La palabra democracia no designa propiamente ni una forma de gobierno ni una forma de sociedad. La "sociedad democrática" no es nunca otra cosa que un trazado ilusorio destinado a sostener tal o cual principio de buen gobierno. Tanto hoy como ayer, lo que organiza a las sociedades es el juego de las oligarquías. No hay ningún gobierno democrático. Los gobiernos son siempre ejercidos siempre por la minoría sobre la mayoría. En consecuencia, el poder del pueblo es necesariamente heterotópico a la sociedad desigualitaria, como lo es al gobierno oligárquico. Este poder desvía el gobierno de sí mismo, desviando de si misma la sociedad. Por lo tanto, marca también la separación entre el ejercicio del gobierno y la representación de la sociedad.

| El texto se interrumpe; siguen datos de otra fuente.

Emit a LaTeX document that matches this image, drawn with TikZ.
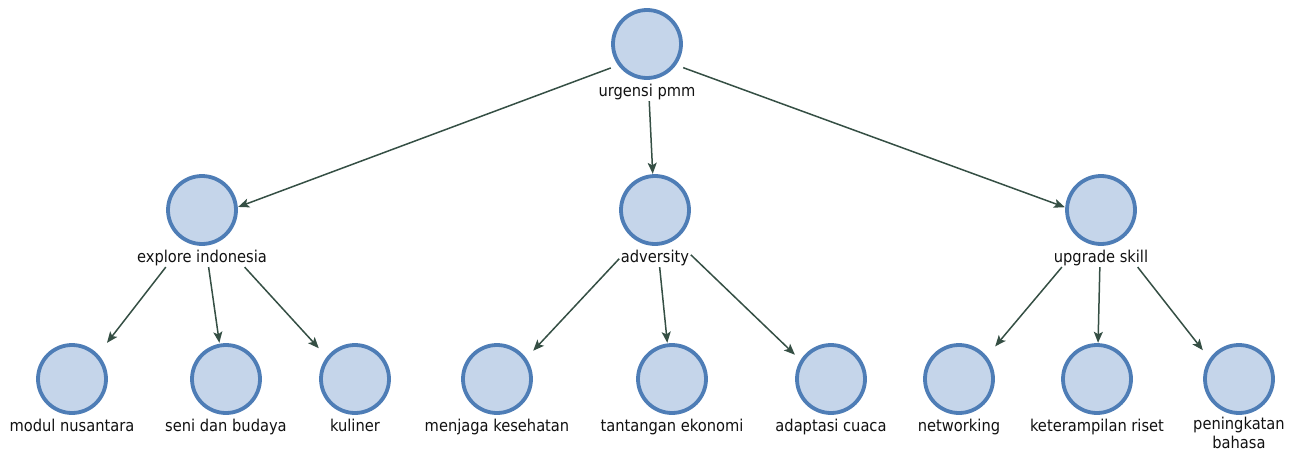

Suele simplificarse la cuestión reduciéndola a la oposición entre democracia directa y democracia representativa. Caso en el cual se puede, simplemente, hacer jugar la diferencia de tiempos y oposición de la realidad a la utopía .
Para decirlo en otras palabras, no es una forma de adaptación de la democracia a los tiempos modernos y a los vastos espacios. Es, de pleno derecho, una forma oligárquica, una representación de minorías para ocuparse los asuntos comunes.
En su origen, la representación es el opuesto exacto de la democracia. Nadie lo ignora en la época de las revoluciones norteamericana y francesa. Los Padres fundadores y muchos de sus émulos franceses la ven, justamente, como el medio del que dispone la élite para ejercer de hecho, en nombre del pueblo, el poder que está obligada a reconocerle pero que él no podría ejercer sin destruir el principio mismo de gobierno.
La voluntad general no se divide, y los diputados representan a la nación en general. La "democracia representativa" puede parecer hoy un pleonasmo. Pero fue, al comienzo, un oxímoron.